Today's Story Line:

Seven years of patience with Saddam Hussein ended on Wednesday with the American missile strikes. Now the world may be entering an era in which tyrants with dangerous weapons will be struck before they can strike.

The US is also shifting the way it contains Serbia's strongman.

On a lighter note, read about Russia's remote wilderness wonderland.

- Clayton Jones

World Editor

REPORTERS ON THE JOB

* TALES FROM GROUND ZERO: Hunkered down in Baghdad, Mideast bureau chief Scott Peterson confirms it's extremely difficult - and probably foolhardy - to leave the press center in the rear of the Information Ministry without one the government's "minders," combination watchdogs and translators.
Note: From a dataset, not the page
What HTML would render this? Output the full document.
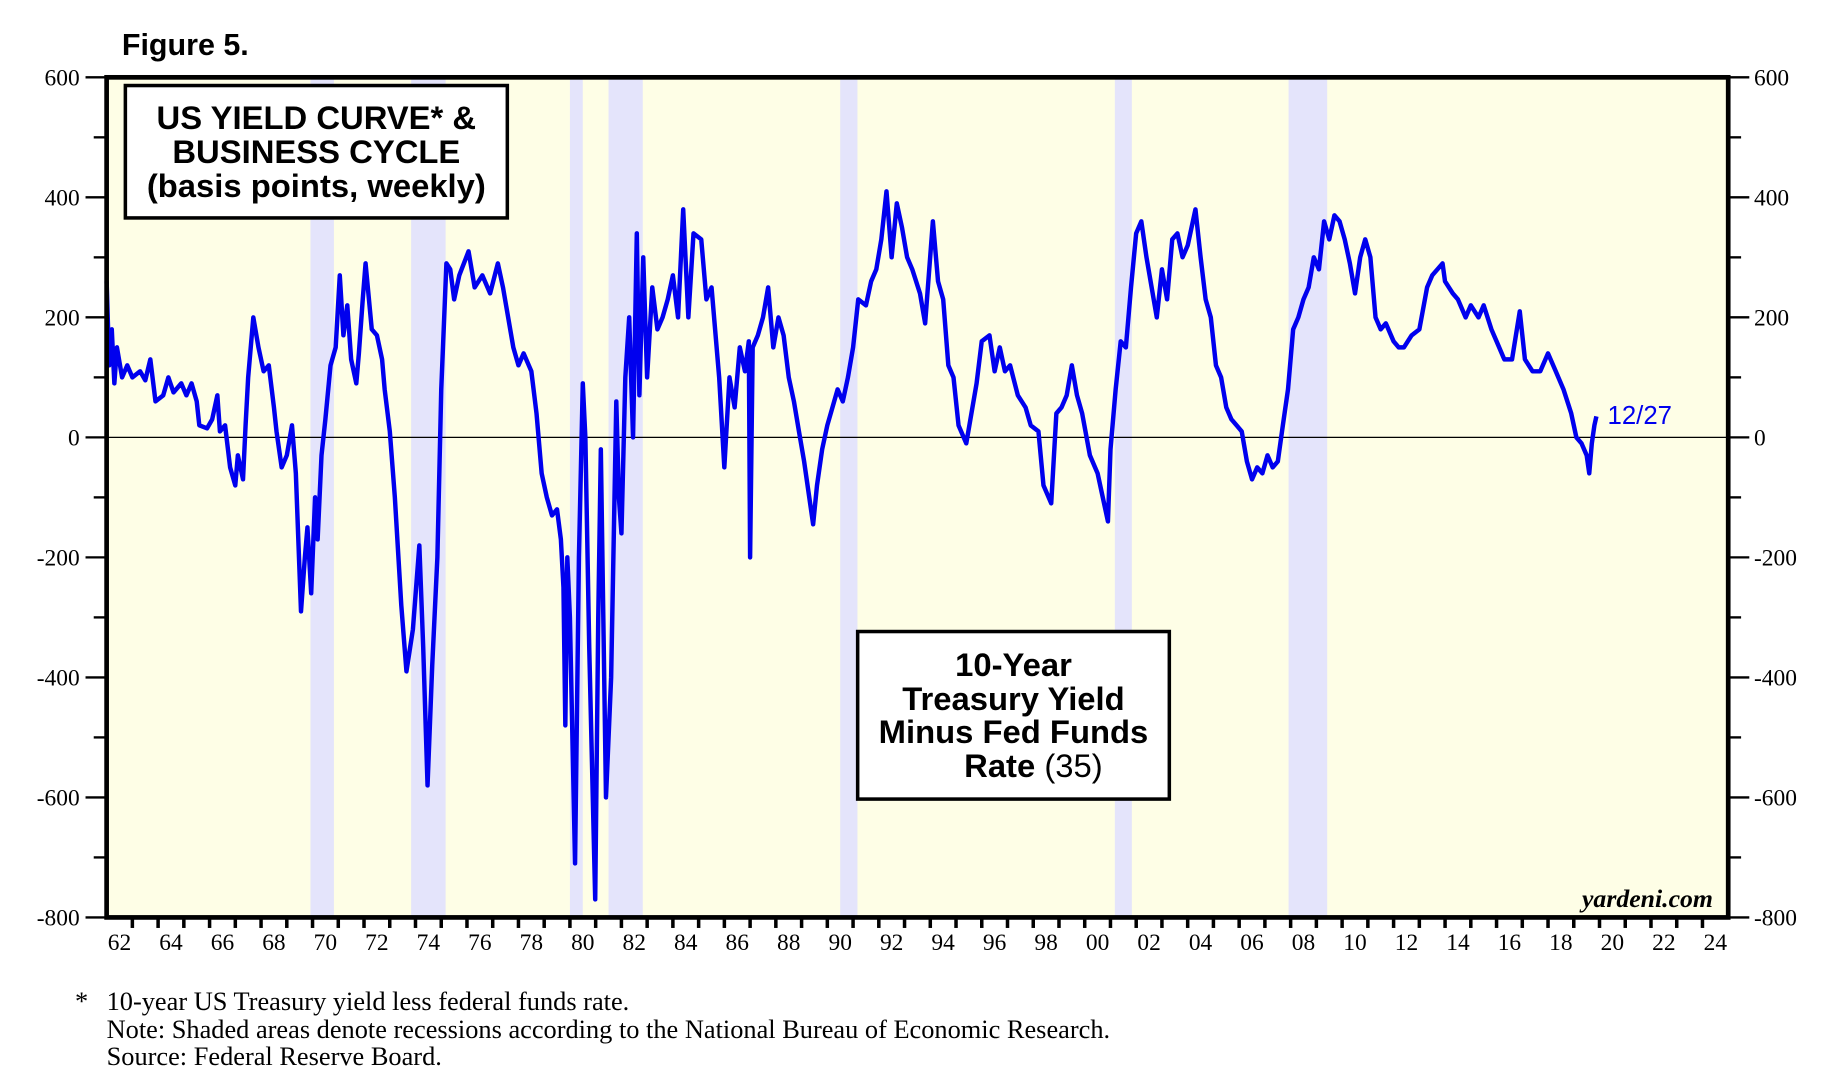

Minders practice a considerable amount of spin control: Scott was taking a photo of a funeral procession whose coverage was clearly encouraged. But he was firmly interrupted for aiming his lens at two Iraqi soldiers who had lost their composure. There are also telling glimpses of goings-on that appear not to be part of the official agenda. Around 11:30 Thursday morning, Peterson was checking out a crater in a Baghdad side street caused by a missile he'd heard land around 3 a.m. Bored-looking workers were already dumping several truckloads of fill beside it. "Not even in Seattle do public-works jobs get done with that kind of speed," said Scott, using his hometown for reference.

PRESS CLIPS

* SPARE THAT (CHRISTMAS) TREE: Officials in the region around Russia's Far Eastern port city of Vladivostok are reducing this year's Christmas tree harvest by 40 percent (from 100,000 last year) because hard times have shrunk the market for them, according to the Vladivostok News, even at less than 50 cents per yard. Officials also are having to combat "spruce poachers" who, if caught by the Cossacks paid to guard many plantations, face a fine of up to almost $10 per yard. Despite the fall in demand, cutting spruces is profitable for all 31 forestry farms in the Primorye region, the paper reports.
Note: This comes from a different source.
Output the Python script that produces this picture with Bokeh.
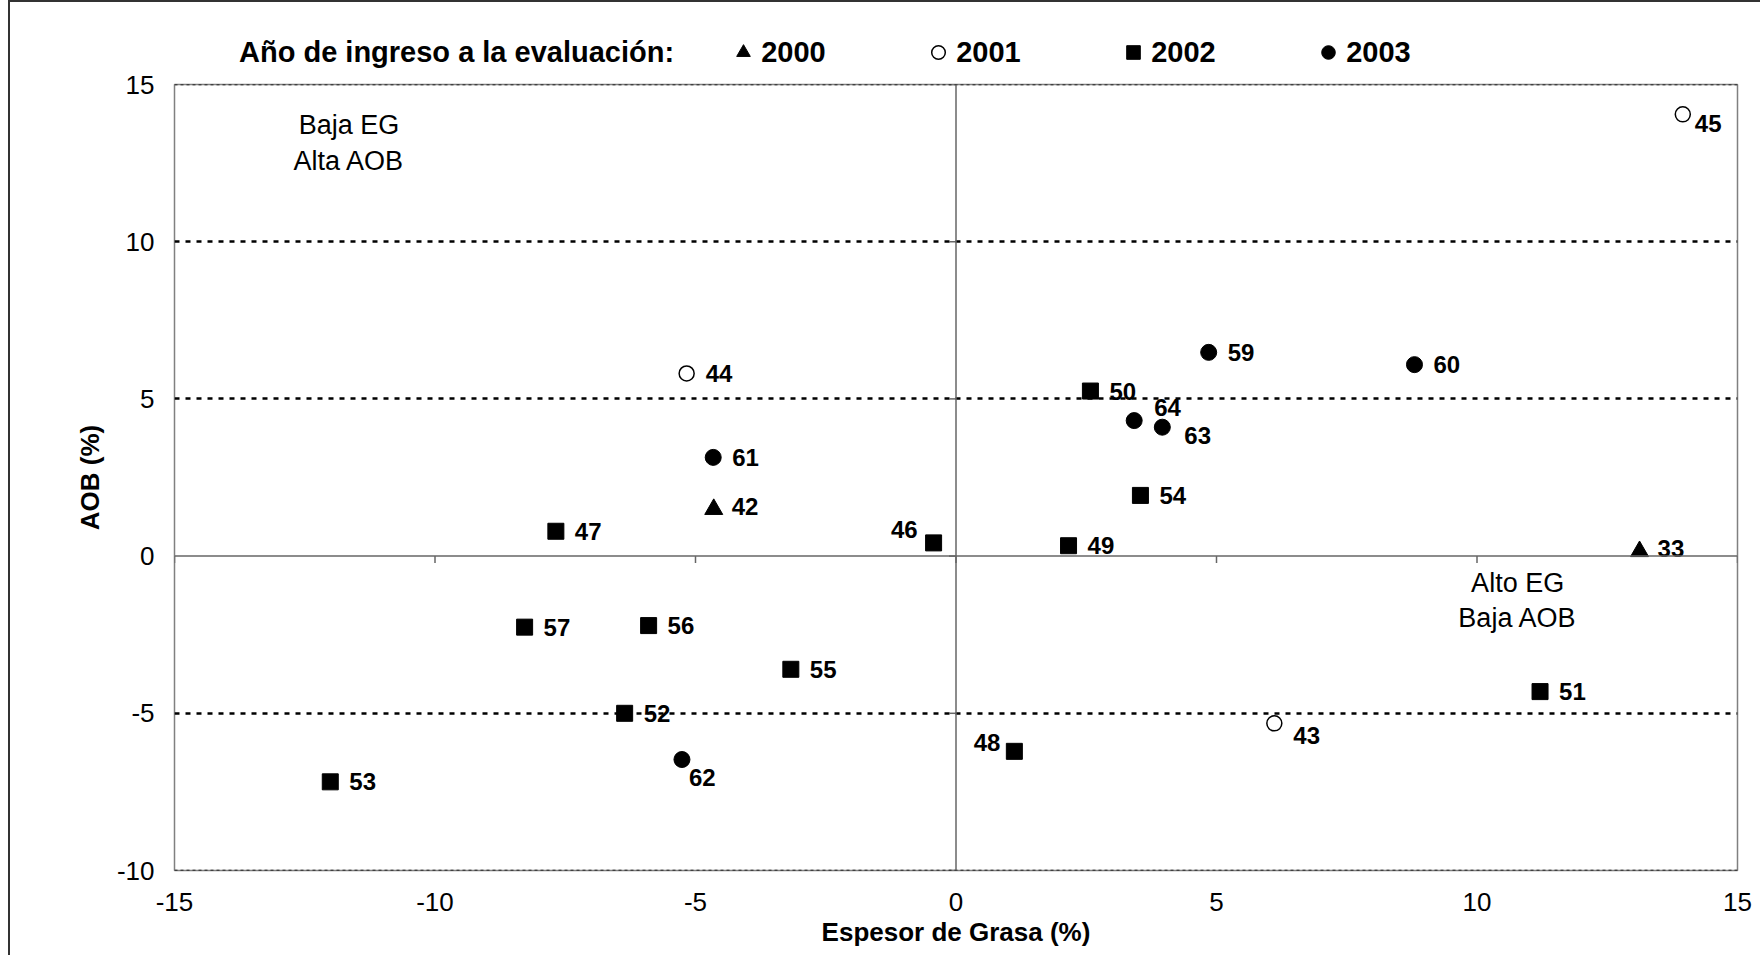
from bokeh.plotting import figure
from bokeh.layouts import column
from bokeh.models import Range1d, FixedTicker, Span, Label, Legend, LegendItem, ColumnDataSource
from bokeh.embed import file_html
from bokeh.resources import INLINE
from bokeh.core.properties import value

FONT = "Liberation Sans"

# ---- data ----
legend_title = "Año de ingreso a la evaluación:"
years = ["2000", "2001", "2002", "2003"]

ids_2000 = ["42", "33"]
eg_2000 = [-4.65, 13.12]
aob_2000 = [1.49, 0.15]

ids_2001 = ["44", "45", "43"]
eg_2001 = [-5.17, 13.95, 6.11]
aob_2001 = [5.81, 14.05, -5.32]

ids_2002 = ["47", "46", "50", "54", "49", "57", "56", "55", "52", "53", "48", "51"]
eg_2002 = [-7.68, -0.43, 2.58, 3.54, 2.16, -8.28, -5.90, -3.17, -6.36, -12.01, 1.12, 11.21]
aob_2002 = [0.79, 0.42, 5.25, 1.93, 0.33, -2.26, -2.21, -3.60, -5.00, -7.18, -6.21, -4.31]

ids_2003 = ["61", "59", "60", "64", "63", "62"]
eg_2003 = [-4.66, 4.85, 8.80, 3.42, 3.96, -5.26]
aob_2003 = [3.14, 6.48, 6.09, 4.31, 4.10, -6.47]

series = {"2000": (eg_2000, aob_2000, ids_2000),
          "2001": (eg_2001, aob_2001, ids_2001),
          "2002": (eg_2002, aob_2002, ids_2002),
          "2003": (eg_2003, aob_2003, ids_2003)}

x_ticks = [-15, -10, -5, 0, 5, 10, 15]
y_ticks = [-10, -5, 0, 5, 10, 15]
dotted_levels = [-5, 5, 10]
edge_levels = [-10, 15]

x_title = "Espesor de Grasa (%)"
y_title = "AOB (%)"
quadrant_top_left = ["Baja EG", "Alta AOB"]
quadrant_bottom_right = ["Alto EG", "Baja AOB"]

# label placement (screen px offsets), style only
label_style = {
    "45": (12, 9, "left"),
    "46": (-16, -13, "right"),
    "64": (20, -13, "left"),
    "63": (22, 8, "left"),
    "62": (7, 18, "left"),
    "48": (-14, -9, "right"),
    "43": (19, 12, "left"),
    "42": (18, -3, "left"),
    "33": (18, -3, "left"),
}
default_style = (19, 0, "left")

MARKERS = {
    "2000": dict(marker="triangle", size=18, fill_color="black", line_color="black"),
    "2001": dict(marker="circle", size=15, fill_color="white", line_color="black", line_width=1.5),
    "2002": dict(marker="square", size=16, fill_color="black", line_color="black"),
    "2003": dict(marker="circle", size=16, fill_color="black", line_color="black"),
}

# ---- main figure ----
p = figure(width=1752, height=888, output_backend="svg", toolbar_location=None,
           x_range=Range1d(-15, 15), y_range=Range1d(-10, 15),
           min_border_left=164, min_border_right=25, min_border_top=15, min_border_bottom=87)
p.background_fill_color = "white"
p.border_fill_color = "white"
p.outline_line_color = "#808080"
p.outline_line_width = 1.5

p.xgrid.visible = False
p.ygrid.ticker = FixedTicker(ticks=dotted_levels)
p.ygrid.grid_line_color = "black"
p.ygrid.grid_line_width = 2.5
p.ygrid.grid_line_dash = "5 6"

for lv in edge_levels:
    p.add_layout(Span(location=lv, dimension="width", line_color="black",
                      line_width=1.5, line_dash="3 3"))

# crossing axes lines
p.add_layout(Span(location=0, dimension="width", line_color="#666666", line_width=1.5))
p.add_layout(Span(location=0, dimension="height", line_color="#666666", line_width=1.5))
# tick marks on crossing axes
p.segment(x0=x_ticks, y0=[0] * len(x_ticks), x1=x_ticks, y1=[-0.22] * len(x_ticks),
          line_color="#666666", line_width=1.5)
p.segment(x0=[0] * len(y_ticks), y0=y_ticks, x1=[-0.135] * len(y_ticks), y1=y_ticks,
          line_color="#666666", line_width=1.5)

for ax in (p.xaxis, p.yaxis):
    ax.axis_line_color = None
    ax.major_tick_line_color = None
    ax.minor_tick_line_color = None
    ax.major_tick_out = 0
    ax.major_tick_in = 0
    ax.major_label_text_font = FONT
    ax.major_label_text_font_size = "26px"
    ax.major_label_text_color = "black"
    ax.axis_label_text_font = FONT
    ax.axis_label_text_font_size = "26px"
    ax.axis_label_text_font_style = "bold"
    ax.axis_label_text_color = "black"

p.xaxis.ticker = FixedTicker(ticks=x_ticks)
p.yaxis.ticker = FixedTicker(ticks=y_ticks)
p.xaxis.major_label_overrides = {t: str(t) for t in x_ticks}
p.yaxis.major_label_overrides = {t: str(t) for t in y_ticks}
p.xaxis.axis_label = x_title
p.yaxis.axis_label = y_title
p.xaxis.major_label_standoff = 22
p.yaxis.major_label_standoff = 20
p.xaxis.axis_label_standoff = 3
p.yaxis.axis_label_standoff = 9

# ---- markers ----
for yr in years:
    xs, ys, _ = series[yr]
    p.scatter(xs, ys, **MARKERS[yr])

# ---- point labels ----
all_ids = ids_2000 + ids_2001 + ids_2002 + ids_2003
all_x = eg_2000 + eg_2001 + eg_2002 + eg_2003
all_y = aob_2000 + aob_2001 + aob_2002 + aob_2003
styles = [label_style.get(i, default_style) for i in all_ids]
src = ColumnDataSource(dict(x=all_x, y=all_y, text=all_ids,
                            dx=[s[0] for s in styles], dy=[s[1] for s in styles],
                            align=[s[2] for s in styles]))
p.text(x="x", y="y", text="text", x_offset="dx", y_offset="dy", text_align="align",
       source=src, text_font=value(FONT), text_font_style="bold", text_font_size="24px",
       text_baseline="middle", text_color="black")

# ---- quadrant notes ----
for txt, yy in zip(quadrant_top_left, [13.71, 12.56]):
    p.add_layout(Label(x=-11.65, y=yy, text=txt, text_align="center", text_baseline="middle",
                       text_font=FONT, text_font_size="27px", text_color="black"))
for txt, yy in zip(quadrant_bottom_right, [-0.84, -1.98]):
    p.add_layout(Label(x=10.78, y=yy, text=txt, text_align="center", text_baseline="middle",
                       text_font=FONT, text_font_size="27px", text_color="black"))

# ---- legend strip above the plot (shares x scale; data lies outside its y view) ----
top = figure(width=1752, height=67, output_backend="svg", toolbar_location=None,
             x_axis_type=None, y_axis_type=None, x_range=p.x_range, y_range=Range1d(100, 101),
             min_border_left=164, min_border_right=25, min_border_top=0, min_border_bottom=0)
top.outline_line_color = None
top.grid.visible = False
top.background_fill_color = "white"
top.border_fill_color = "white"
t_dummy = top.scatter(x=[], y=[], marker="circle", fill_alpha=0, line_alpha=0)
t_rs = [top.scatter(series[yr][0], series[yr][1], **MARKERS[yr]) for yr in years]
legend = Legend(items=[LegendItem(label=legend_title, renderers=[t_dummy])] +
                      [LegendItem(label=yr, renderers=[r]) for yr, r in zip(years, t_rs)],
                orientation="horizontal", location=(30, 0))
legend.glyph_width = 34
legend.glyph_height = 34
legend.label_standoff = 1
legend.label_width = 108
legend.spacing = 52
legend.padding = 0
legend.margin = 0
legend.border_line_color = None
legend.background_fill_alpha = 0
legend.label_text_font = FONT
legend.label_text_font_size = "29px"
legend.label_text_font_style = "bold"
legend.label_text_color = "black"
top.add_layout(legend)

layout = column(top, p, spacing=0, width=1752, height=955)
layout.styles = {"box-shadow": "-2px -2px 0 0 #333333",
                 "margin-left": "10px", "margin-top": "2px"}

open("out.html", "w").write(file_html(layout, INLINE))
* WOMEN'S LIB BY OTHER MEANS: Economic downturns are no fun for Saudi Arabian hard-liners either. Al Quds al-Arabi newspaper in London reports that a fall in oil prices might mean women will at last be able to drive in the conservative kingdom. Falling standards of living mean that many middle-class families have had to dispense with the services of a chauffeur, and men are reluctant to take time off work to drive their children to school or their wives to the shops.